◆ DATA SHOWN:

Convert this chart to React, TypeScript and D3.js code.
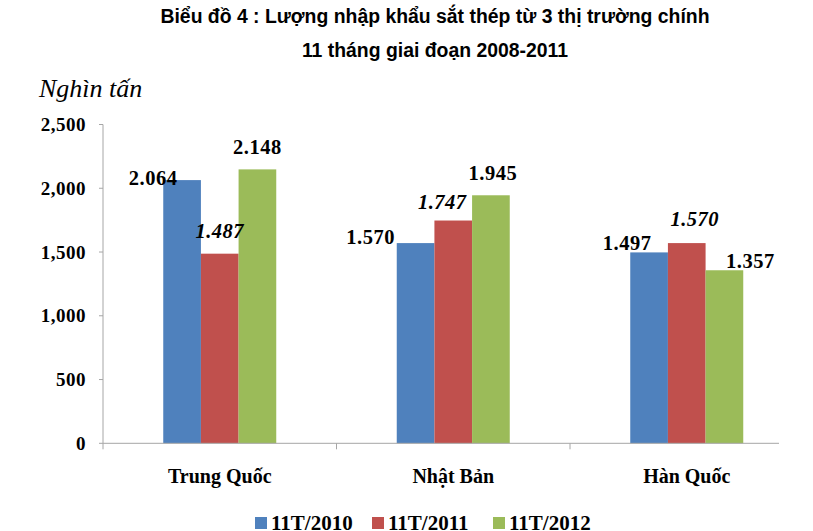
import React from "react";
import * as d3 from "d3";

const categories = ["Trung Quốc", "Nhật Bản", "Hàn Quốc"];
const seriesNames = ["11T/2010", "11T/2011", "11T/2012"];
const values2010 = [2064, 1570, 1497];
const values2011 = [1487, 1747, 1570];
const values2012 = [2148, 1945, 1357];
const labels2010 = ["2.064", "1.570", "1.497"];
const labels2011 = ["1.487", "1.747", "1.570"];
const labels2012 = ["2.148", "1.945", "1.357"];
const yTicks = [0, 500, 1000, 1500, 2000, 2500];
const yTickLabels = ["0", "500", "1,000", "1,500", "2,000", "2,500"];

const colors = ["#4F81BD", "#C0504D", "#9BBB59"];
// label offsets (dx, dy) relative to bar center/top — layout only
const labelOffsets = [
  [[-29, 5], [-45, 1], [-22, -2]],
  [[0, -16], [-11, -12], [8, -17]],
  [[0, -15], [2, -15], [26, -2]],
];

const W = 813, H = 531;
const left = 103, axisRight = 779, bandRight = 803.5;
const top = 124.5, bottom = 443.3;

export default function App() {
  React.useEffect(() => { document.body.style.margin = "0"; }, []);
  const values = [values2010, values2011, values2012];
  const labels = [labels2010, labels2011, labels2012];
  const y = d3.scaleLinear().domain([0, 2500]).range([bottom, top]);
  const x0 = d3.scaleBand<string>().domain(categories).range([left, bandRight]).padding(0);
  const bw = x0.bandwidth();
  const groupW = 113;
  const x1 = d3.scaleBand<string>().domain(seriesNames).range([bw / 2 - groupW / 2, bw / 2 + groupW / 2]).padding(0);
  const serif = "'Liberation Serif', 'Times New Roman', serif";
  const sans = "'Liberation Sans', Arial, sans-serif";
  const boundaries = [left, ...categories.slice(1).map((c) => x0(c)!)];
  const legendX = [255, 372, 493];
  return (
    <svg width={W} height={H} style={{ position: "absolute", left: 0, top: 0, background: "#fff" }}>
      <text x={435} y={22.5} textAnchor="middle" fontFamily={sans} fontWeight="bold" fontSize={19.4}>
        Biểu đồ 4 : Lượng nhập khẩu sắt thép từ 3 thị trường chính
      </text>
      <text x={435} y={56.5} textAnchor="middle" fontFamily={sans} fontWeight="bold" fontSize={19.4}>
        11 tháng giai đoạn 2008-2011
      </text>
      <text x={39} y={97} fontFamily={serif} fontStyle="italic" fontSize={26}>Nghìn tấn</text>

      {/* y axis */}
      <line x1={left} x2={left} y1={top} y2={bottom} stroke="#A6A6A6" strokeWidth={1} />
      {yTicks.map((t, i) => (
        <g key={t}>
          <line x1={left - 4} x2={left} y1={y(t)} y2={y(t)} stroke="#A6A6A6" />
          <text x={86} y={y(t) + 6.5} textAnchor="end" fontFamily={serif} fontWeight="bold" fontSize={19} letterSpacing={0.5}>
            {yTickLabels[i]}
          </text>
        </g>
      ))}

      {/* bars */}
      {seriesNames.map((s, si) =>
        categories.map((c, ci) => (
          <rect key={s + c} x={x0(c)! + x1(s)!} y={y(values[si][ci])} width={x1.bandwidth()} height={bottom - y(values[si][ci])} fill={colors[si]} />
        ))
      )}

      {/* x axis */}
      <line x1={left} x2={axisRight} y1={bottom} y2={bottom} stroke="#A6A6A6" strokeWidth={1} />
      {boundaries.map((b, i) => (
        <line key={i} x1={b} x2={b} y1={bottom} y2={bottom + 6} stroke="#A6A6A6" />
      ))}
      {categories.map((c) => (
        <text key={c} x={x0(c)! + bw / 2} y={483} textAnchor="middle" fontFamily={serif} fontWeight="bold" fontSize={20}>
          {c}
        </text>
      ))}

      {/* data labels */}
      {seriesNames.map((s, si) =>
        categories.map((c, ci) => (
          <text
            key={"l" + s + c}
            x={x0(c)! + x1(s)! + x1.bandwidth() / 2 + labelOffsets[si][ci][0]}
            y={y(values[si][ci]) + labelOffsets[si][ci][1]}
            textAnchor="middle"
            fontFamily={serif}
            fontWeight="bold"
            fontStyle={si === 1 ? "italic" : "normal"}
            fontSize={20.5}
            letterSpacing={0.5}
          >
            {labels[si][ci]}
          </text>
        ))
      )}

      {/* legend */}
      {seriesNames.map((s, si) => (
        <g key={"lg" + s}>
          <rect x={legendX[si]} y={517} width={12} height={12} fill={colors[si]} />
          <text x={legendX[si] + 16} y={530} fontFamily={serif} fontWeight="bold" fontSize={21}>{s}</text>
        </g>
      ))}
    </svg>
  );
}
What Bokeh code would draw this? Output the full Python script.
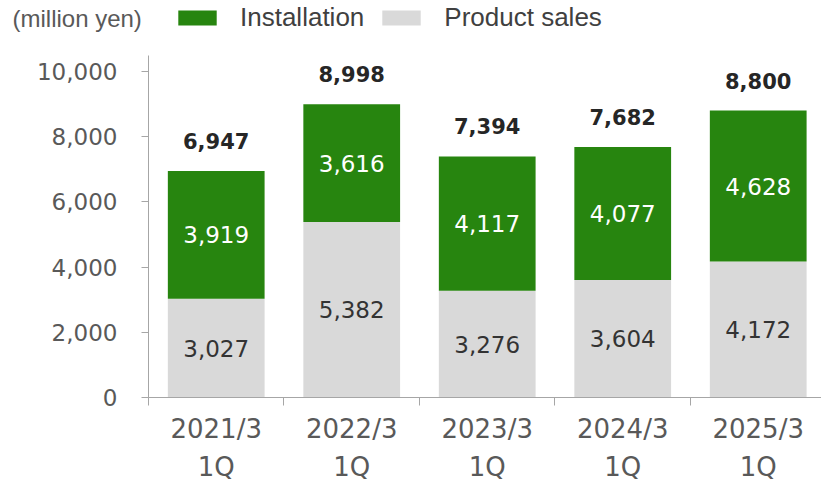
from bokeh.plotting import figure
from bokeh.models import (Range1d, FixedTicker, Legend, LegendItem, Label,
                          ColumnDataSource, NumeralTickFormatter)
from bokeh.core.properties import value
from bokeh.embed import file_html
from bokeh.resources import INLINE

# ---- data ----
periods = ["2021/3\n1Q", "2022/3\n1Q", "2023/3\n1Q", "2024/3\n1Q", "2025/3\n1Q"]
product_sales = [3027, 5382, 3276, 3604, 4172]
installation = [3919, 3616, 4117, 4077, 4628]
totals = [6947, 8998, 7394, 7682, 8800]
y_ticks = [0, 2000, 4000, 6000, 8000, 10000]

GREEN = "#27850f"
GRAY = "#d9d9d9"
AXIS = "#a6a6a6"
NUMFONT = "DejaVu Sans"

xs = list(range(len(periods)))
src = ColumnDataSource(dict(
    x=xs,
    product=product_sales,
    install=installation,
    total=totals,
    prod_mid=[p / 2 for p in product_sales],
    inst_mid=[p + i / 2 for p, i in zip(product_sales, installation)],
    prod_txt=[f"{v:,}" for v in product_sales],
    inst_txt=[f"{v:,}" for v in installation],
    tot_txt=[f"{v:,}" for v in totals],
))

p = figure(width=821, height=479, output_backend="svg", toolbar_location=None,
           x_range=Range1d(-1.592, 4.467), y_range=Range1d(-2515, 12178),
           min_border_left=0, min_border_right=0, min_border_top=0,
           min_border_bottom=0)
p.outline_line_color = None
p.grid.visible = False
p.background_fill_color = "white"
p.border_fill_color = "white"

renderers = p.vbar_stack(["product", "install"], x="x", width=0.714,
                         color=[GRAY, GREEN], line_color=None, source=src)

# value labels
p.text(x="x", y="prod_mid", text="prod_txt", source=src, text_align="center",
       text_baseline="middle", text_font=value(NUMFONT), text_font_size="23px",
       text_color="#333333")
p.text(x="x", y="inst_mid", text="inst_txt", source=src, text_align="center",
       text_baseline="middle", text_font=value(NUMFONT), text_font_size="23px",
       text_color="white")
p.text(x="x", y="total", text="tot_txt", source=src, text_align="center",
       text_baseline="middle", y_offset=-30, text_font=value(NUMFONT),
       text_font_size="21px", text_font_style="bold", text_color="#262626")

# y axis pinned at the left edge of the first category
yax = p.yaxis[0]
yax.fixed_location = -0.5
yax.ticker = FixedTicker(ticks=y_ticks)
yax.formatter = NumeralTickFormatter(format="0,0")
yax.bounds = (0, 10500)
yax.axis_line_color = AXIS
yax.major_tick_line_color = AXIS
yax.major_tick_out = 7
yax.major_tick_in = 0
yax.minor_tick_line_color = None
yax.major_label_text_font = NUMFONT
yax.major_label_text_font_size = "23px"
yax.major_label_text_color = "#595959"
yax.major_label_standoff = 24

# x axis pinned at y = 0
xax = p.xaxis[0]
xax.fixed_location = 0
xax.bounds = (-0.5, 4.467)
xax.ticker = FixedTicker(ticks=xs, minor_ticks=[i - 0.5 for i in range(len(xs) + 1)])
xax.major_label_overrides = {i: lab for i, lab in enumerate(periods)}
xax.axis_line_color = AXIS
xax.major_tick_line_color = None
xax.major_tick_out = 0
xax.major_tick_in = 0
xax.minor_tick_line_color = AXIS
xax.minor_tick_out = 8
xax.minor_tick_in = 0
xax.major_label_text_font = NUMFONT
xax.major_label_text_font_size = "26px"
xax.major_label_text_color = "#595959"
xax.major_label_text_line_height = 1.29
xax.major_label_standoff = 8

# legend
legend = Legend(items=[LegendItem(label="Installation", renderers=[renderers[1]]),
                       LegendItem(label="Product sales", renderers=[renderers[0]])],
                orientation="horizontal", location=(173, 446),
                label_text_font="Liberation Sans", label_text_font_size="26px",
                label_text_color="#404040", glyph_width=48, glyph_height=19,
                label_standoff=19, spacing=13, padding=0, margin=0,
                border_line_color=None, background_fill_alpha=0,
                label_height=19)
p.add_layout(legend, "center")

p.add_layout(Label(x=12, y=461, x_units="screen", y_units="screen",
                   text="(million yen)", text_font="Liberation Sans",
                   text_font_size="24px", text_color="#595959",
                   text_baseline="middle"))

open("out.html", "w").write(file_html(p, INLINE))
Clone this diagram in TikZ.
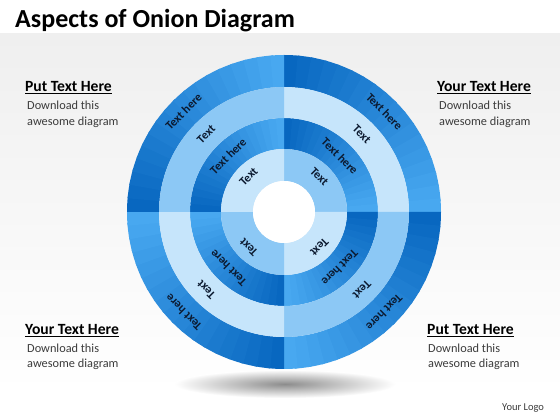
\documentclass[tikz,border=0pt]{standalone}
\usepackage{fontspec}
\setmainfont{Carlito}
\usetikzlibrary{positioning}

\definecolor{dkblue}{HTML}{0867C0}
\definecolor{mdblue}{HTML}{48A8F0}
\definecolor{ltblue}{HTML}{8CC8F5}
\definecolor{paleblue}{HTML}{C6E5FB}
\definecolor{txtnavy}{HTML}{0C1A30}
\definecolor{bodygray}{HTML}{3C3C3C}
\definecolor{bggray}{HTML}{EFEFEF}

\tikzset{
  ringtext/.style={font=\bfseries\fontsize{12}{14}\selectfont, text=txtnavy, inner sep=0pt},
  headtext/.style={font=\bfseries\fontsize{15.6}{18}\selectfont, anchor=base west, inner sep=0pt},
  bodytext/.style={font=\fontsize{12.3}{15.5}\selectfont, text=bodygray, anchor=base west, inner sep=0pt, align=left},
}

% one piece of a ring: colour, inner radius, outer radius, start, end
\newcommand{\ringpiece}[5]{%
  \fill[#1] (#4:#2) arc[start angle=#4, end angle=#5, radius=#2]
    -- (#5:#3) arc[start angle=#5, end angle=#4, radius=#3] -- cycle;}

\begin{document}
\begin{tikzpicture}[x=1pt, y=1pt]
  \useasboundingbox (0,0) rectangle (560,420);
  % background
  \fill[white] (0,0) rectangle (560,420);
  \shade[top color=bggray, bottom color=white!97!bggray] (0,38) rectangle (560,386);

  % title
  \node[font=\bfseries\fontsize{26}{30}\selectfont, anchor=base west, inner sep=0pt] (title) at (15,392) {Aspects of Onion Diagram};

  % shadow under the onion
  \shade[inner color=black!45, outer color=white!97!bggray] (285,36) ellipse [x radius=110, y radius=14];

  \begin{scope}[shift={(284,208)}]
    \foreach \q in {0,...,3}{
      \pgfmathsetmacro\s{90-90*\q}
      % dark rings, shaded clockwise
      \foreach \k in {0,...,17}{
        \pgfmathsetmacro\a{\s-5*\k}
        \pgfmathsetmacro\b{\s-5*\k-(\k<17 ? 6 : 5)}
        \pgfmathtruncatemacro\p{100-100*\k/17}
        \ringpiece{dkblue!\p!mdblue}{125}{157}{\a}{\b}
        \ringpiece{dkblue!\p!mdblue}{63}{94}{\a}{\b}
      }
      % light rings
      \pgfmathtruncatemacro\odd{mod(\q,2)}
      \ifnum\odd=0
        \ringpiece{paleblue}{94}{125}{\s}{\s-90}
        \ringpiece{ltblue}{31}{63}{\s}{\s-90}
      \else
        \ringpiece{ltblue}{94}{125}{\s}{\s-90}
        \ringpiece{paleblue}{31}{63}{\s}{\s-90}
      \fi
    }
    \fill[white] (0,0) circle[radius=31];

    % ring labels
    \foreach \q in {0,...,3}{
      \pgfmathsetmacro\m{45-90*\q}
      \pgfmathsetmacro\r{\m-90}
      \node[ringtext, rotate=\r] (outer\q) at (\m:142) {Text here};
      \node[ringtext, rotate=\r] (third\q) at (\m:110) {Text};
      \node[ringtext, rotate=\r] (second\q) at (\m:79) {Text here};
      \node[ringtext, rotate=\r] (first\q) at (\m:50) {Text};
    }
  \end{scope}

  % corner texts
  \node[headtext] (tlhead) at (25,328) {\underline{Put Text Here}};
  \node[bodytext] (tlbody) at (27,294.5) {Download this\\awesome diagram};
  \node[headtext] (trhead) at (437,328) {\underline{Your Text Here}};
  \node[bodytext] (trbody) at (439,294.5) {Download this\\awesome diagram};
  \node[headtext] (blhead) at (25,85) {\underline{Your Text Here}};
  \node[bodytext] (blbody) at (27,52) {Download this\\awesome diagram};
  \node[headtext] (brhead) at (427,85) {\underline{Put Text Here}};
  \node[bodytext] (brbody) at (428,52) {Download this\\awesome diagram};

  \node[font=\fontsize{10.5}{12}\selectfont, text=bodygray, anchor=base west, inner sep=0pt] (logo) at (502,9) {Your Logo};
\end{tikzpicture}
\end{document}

◆ INSTRUCTIONS FOR THE TASK: Identify every line where the string "React" appears.

◆ TASK OUTPUT:
Convert this chart to React, TypeScript and D3.js code.
import React from "react";
  React.useEffect(() => { document.body.style.margin = "0"; }, []);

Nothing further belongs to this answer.